▸ **Exercise materials**:

==*==

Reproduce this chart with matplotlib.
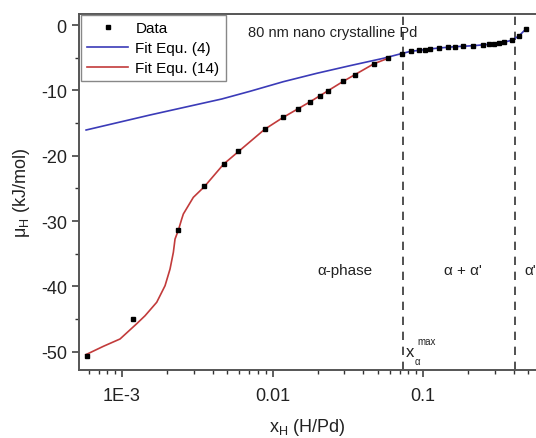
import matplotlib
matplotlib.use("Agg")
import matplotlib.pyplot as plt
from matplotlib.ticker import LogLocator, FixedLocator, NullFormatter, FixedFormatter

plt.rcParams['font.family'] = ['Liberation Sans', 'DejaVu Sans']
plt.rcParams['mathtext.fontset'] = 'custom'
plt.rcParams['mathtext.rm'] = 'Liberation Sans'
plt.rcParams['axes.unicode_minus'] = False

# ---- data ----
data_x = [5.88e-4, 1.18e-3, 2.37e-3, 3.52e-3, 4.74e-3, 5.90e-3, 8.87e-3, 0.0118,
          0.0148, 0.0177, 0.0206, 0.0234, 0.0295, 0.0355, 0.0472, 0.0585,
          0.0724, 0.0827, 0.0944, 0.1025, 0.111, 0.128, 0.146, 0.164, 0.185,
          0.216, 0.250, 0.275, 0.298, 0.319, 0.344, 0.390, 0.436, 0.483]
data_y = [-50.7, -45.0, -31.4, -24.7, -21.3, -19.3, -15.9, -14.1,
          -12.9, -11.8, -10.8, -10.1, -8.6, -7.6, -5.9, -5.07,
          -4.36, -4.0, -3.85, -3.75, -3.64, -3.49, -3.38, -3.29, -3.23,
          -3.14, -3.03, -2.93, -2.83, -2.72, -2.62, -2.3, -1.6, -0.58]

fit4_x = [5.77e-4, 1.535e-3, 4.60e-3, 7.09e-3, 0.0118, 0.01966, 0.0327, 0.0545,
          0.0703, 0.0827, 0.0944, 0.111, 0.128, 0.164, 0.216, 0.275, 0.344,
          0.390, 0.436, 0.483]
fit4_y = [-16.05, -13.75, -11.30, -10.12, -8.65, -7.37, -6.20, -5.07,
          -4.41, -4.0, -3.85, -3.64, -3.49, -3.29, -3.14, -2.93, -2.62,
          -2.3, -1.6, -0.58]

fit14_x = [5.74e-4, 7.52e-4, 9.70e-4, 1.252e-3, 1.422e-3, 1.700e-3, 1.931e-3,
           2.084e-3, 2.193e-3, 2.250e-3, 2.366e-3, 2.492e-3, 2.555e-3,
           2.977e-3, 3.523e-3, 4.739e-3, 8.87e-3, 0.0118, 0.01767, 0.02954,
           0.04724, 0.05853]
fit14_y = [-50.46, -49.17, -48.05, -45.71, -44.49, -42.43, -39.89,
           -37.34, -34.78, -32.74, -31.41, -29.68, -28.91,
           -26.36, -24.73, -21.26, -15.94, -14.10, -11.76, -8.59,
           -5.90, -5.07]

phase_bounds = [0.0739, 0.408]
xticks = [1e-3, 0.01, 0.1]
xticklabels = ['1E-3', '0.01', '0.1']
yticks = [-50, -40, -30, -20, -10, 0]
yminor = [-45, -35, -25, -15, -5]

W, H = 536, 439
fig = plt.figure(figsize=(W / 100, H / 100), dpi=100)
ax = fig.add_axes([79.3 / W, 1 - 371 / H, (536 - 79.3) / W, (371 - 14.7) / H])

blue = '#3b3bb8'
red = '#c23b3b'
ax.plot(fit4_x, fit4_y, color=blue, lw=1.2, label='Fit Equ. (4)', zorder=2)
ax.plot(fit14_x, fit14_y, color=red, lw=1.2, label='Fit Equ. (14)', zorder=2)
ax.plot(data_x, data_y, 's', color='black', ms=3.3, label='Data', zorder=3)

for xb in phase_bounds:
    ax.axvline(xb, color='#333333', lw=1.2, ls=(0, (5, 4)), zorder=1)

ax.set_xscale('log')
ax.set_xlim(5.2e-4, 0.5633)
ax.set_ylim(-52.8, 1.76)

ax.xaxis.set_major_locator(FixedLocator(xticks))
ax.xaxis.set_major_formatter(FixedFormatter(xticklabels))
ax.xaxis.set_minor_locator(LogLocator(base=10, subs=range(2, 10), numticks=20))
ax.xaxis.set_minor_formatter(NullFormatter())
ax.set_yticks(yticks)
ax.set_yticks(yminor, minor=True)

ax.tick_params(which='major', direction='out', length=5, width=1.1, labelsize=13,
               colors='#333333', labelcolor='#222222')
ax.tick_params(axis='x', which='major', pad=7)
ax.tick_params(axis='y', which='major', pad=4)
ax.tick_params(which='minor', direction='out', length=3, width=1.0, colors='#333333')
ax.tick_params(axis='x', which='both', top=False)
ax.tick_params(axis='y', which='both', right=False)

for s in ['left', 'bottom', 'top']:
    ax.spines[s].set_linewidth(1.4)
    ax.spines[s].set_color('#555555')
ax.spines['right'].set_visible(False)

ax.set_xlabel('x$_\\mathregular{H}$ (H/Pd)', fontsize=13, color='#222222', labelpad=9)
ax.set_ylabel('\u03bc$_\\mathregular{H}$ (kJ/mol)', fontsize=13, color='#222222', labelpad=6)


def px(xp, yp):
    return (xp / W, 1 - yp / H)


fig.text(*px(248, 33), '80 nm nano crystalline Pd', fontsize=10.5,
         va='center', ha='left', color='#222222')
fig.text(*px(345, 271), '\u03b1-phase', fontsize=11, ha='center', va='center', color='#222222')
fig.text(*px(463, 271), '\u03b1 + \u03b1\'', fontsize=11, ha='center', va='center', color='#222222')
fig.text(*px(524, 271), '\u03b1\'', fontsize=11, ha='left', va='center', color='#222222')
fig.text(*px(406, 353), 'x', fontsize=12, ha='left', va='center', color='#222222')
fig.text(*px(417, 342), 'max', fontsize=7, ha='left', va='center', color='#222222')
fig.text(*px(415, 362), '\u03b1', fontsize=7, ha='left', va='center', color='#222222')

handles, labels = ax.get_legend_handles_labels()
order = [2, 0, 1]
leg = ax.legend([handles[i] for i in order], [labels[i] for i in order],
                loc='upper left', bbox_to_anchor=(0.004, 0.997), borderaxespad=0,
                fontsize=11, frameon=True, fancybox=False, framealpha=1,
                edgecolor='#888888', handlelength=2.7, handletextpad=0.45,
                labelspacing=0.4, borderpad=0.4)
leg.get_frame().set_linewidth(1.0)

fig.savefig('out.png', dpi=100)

==*==

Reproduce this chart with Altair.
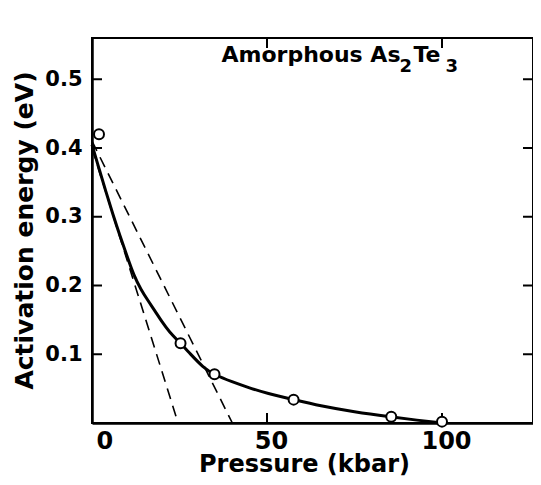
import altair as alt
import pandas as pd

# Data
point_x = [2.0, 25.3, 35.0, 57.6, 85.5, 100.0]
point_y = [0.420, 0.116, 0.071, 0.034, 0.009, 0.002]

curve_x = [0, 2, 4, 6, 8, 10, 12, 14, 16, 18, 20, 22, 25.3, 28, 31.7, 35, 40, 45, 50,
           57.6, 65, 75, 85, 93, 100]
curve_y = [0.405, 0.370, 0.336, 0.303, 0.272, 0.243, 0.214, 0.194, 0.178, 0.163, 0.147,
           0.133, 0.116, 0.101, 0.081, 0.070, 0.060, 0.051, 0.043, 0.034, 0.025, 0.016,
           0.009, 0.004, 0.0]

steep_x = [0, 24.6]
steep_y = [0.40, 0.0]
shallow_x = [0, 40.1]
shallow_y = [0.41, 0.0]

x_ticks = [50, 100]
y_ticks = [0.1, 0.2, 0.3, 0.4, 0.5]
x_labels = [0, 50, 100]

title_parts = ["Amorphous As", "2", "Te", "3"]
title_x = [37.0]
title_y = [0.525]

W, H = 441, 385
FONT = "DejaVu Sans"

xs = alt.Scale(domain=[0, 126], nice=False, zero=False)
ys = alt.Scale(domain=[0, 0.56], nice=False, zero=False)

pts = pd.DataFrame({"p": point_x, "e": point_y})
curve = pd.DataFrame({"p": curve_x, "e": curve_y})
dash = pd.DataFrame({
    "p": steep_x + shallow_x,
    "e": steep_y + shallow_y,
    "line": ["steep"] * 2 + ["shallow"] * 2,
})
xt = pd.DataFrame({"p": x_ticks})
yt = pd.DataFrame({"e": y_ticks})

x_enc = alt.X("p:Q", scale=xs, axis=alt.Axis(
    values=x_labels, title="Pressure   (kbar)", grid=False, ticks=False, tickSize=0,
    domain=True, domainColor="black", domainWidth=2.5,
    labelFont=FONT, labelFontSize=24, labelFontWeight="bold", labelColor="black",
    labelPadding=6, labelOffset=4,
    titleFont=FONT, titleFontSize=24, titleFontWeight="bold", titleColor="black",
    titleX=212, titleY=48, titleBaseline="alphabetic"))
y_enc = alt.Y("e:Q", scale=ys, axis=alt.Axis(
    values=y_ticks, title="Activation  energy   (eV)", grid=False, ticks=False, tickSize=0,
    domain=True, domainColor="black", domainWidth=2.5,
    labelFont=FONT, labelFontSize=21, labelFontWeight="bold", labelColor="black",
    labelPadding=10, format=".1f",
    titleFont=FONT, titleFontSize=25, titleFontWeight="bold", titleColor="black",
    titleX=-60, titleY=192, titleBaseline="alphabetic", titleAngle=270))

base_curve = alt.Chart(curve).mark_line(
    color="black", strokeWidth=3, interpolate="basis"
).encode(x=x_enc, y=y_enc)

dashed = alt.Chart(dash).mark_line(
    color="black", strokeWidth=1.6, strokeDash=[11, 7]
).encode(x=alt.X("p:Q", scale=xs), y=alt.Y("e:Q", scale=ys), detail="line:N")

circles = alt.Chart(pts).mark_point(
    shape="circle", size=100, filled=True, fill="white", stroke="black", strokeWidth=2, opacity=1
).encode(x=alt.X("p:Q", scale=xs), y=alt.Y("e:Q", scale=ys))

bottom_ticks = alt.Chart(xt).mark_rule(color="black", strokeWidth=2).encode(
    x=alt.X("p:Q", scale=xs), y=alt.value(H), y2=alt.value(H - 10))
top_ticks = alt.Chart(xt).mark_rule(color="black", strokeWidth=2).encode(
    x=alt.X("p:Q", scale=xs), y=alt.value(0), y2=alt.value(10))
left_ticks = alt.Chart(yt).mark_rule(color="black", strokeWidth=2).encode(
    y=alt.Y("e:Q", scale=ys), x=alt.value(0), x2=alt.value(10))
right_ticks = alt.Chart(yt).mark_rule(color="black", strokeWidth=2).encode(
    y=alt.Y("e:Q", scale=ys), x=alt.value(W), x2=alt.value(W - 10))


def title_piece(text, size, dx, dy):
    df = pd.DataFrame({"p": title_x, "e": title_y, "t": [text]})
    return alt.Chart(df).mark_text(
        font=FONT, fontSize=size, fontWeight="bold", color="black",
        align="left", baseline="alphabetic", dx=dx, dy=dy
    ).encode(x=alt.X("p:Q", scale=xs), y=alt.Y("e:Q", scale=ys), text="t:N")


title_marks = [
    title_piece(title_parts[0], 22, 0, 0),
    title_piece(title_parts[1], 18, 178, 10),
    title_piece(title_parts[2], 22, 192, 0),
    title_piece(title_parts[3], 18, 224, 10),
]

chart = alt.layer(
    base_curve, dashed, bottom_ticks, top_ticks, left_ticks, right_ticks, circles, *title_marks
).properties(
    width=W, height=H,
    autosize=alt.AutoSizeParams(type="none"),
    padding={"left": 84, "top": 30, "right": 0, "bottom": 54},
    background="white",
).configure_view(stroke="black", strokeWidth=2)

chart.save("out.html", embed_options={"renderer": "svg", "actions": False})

==*==

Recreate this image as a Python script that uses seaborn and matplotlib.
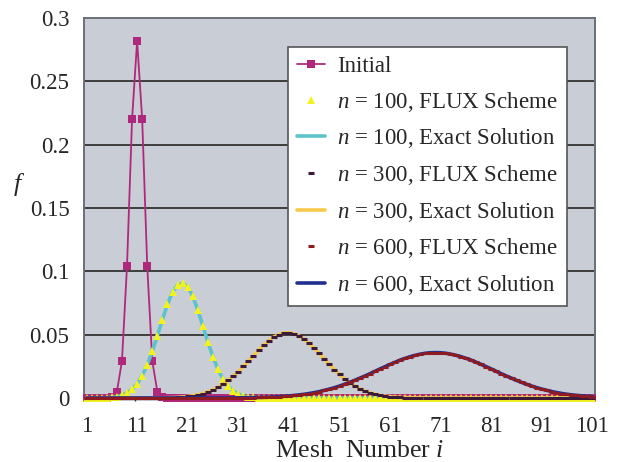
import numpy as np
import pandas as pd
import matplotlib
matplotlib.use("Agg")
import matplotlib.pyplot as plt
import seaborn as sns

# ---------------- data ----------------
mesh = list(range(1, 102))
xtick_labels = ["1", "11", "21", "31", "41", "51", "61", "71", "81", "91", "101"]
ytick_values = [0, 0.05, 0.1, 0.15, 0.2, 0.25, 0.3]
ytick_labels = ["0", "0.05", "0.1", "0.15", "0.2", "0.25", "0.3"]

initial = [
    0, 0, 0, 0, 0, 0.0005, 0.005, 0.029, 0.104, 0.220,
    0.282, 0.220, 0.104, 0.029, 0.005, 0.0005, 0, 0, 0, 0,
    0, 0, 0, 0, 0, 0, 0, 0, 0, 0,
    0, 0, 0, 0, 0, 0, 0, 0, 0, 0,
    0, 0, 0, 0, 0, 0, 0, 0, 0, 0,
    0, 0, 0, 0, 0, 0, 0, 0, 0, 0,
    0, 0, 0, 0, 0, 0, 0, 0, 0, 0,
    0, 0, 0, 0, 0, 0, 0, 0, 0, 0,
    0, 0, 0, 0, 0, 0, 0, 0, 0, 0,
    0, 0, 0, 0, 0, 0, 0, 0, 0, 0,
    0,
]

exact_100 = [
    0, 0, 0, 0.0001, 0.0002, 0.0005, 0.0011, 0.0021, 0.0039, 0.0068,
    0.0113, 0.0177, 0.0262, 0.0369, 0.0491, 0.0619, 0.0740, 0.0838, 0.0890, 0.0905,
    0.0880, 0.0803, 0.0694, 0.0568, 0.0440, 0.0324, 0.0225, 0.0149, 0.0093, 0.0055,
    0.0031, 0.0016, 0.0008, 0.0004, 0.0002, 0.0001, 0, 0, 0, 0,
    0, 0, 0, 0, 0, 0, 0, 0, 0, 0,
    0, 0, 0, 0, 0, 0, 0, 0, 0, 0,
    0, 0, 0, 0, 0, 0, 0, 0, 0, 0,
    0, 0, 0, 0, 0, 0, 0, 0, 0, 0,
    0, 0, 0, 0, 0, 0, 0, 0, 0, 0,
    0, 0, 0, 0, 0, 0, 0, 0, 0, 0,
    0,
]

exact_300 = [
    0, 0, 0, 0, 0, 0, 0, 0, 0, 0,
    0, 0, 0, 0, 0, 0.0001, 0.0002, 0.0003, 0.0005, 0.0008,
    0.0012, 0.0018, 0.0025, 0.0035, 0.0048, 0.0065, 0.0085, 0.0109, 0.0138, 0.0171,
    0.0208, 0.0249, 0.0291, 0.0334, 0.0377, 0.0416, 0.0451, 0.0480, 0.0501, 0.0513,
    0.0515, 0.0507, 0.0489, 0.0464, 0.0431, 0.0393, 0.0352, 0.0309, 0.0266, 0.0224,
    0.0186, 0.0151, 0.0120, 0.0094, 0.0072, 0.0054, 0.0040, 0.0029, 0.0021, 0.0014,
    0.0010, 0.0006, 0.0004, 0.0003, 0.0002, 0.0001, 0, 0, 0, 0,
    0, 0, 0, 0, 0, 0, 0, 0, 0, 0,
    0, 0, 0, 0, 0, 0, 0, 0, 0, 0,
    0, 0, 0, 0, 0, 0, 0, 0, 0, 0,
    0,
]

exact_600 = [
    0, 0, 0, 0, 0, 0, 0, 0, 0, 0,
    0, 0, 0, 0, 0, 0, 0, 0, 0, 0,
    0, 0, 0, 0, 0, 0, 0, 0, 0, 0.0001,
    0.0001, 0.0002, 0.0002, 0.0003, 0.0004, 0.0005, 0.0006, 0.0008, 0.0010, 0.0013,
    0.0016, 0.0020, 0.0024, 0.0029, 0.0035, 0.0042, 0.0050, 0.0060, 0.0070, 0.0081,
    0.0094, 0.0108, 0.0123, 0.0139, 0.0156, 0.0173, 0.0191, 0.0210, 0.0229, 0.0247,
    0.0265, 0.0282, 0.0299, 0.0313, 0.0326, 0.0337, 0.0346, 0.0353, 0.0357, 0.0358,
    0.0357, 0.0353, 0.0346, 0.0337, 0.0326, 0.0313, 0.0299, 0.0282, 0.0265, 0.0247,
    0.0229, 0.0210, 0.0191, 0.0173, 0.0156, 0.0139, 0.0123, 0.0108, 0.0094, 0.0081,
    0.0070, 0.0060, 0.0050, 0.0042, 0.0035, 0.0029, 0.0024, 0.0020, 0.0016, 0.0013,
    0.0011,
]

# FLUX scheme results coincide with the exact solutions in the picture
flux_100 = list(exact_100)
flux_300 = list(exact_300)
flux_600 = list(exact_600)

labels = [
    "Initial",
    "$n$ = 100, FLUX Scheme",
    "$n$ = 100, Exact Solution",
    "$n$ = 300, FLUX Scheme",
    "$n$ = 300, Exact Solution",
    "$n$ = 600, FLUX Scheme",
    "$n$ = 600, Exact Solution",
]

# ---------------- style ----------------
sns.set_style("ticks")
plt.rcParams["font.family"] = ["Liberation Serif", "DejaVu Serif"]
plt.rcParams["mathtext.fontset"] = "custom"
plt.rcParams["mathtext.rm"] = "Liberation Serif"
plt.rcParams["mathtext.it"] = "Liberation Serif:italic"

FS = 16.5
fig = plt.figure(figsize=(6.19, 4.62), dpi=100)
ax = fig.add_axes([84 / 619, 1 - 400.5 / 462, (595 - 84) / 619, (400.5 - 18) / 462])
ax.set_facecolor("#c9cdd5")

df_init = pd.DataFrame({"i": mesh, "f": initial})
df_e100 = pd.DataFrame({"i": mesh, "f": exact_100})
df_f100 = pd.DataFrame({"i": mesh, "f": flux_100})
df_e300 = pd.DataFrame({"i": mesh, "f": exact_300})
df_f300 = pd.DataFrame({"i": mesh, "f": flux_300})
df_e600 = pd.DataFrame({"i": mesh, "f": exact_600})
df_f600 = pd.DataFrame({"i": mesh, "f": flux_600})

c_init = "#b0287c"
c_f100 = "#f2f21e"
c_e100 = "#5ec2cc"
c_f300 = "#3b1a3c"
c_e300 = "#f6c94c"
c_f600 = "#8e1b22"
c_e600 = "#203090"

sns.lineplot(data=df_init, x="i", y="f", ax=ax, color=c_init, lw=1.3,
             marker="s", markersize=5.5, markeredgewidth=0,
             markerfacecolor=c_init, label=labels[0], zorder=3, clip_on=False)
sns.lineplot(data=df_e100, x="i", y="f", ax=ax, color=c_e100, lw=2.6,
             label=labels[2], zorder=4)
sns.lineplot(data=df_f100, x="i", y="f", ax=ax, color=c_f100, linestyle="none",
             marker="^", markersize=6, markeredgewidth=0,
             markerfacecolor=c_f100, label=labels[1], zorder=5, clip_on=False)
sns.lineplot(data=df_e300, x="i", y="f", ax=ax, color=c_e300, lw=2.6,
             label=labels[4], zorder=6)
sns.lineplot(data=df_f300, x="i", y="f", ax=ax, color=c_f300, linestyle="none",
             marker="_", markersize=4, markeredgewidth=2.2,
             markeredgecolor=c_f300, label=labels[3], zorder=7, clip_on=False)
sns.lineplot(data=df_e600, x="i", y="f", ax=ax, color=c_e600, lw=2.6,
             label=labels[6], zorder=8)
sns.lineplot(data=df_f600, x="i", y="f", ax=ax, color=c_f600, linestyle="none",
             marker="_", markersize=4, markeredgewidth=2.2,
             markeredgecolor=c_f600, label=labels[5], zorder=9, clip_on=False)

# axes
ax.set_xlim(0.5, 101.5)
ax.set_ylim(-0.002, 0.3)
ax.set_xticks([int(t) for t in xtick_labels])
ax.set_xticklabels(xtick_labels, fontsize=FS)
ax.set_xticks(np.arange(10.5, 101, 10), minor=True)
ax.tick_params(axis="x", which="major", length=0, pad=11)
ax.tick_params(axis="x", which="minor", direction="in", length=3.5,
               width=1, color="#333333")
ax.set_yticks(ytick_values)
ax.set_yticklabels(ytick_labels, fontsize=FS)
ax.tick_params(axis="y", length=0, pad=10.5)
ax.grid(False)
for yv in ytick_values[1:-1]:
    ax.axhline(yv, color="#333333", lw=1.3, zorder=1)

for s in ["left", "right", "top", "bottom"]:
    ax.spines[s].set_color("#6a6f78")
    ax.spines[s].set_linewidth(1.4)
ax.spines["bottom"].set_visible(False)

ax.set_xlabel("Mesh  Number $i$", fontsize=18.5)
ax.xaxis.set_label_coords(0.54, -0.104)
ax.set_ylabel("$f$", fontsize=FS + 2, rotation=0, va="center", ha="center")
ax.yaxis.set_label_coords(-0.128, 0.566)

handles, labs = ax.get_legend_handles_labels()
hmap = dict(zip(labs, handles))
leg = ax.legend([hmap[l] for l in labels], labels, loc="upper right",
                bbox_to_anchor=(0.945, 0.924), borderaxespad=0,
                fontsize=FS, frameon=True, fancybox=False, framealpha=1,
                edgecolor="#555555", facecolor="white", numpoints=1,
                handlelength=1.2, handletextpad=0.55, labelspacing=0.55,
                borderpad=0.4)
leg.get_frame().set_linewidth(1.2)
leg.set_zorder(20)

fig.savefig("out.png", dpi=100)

==*==

Pictures excluded, give again exactly and only the lines of the material above from the line with "Reproduce this chart with matplotlib." through the line with "plt.rcParams['axes.unicode_minus'] = False".

▸ **Response for this exercise**:
Reproduce this chart with matplotlib.
import matplotlib
matplotlib.use("Agg")
import matplotlib.pyplot as plt
from matplotlib.ticker import LogLocator, FixedLocator, NullFormatter, FixedFormatter

plt.rcParams['font.family'] = ['Liberation Sans', 'DejaVu Sans']
plt.rcParams['mathtext.fontset'] = 'custom'
plt.rcParams['mathtext.rm'] = 'Liberation Sans'
plt.rcParams['axes.unicode_minus'] = False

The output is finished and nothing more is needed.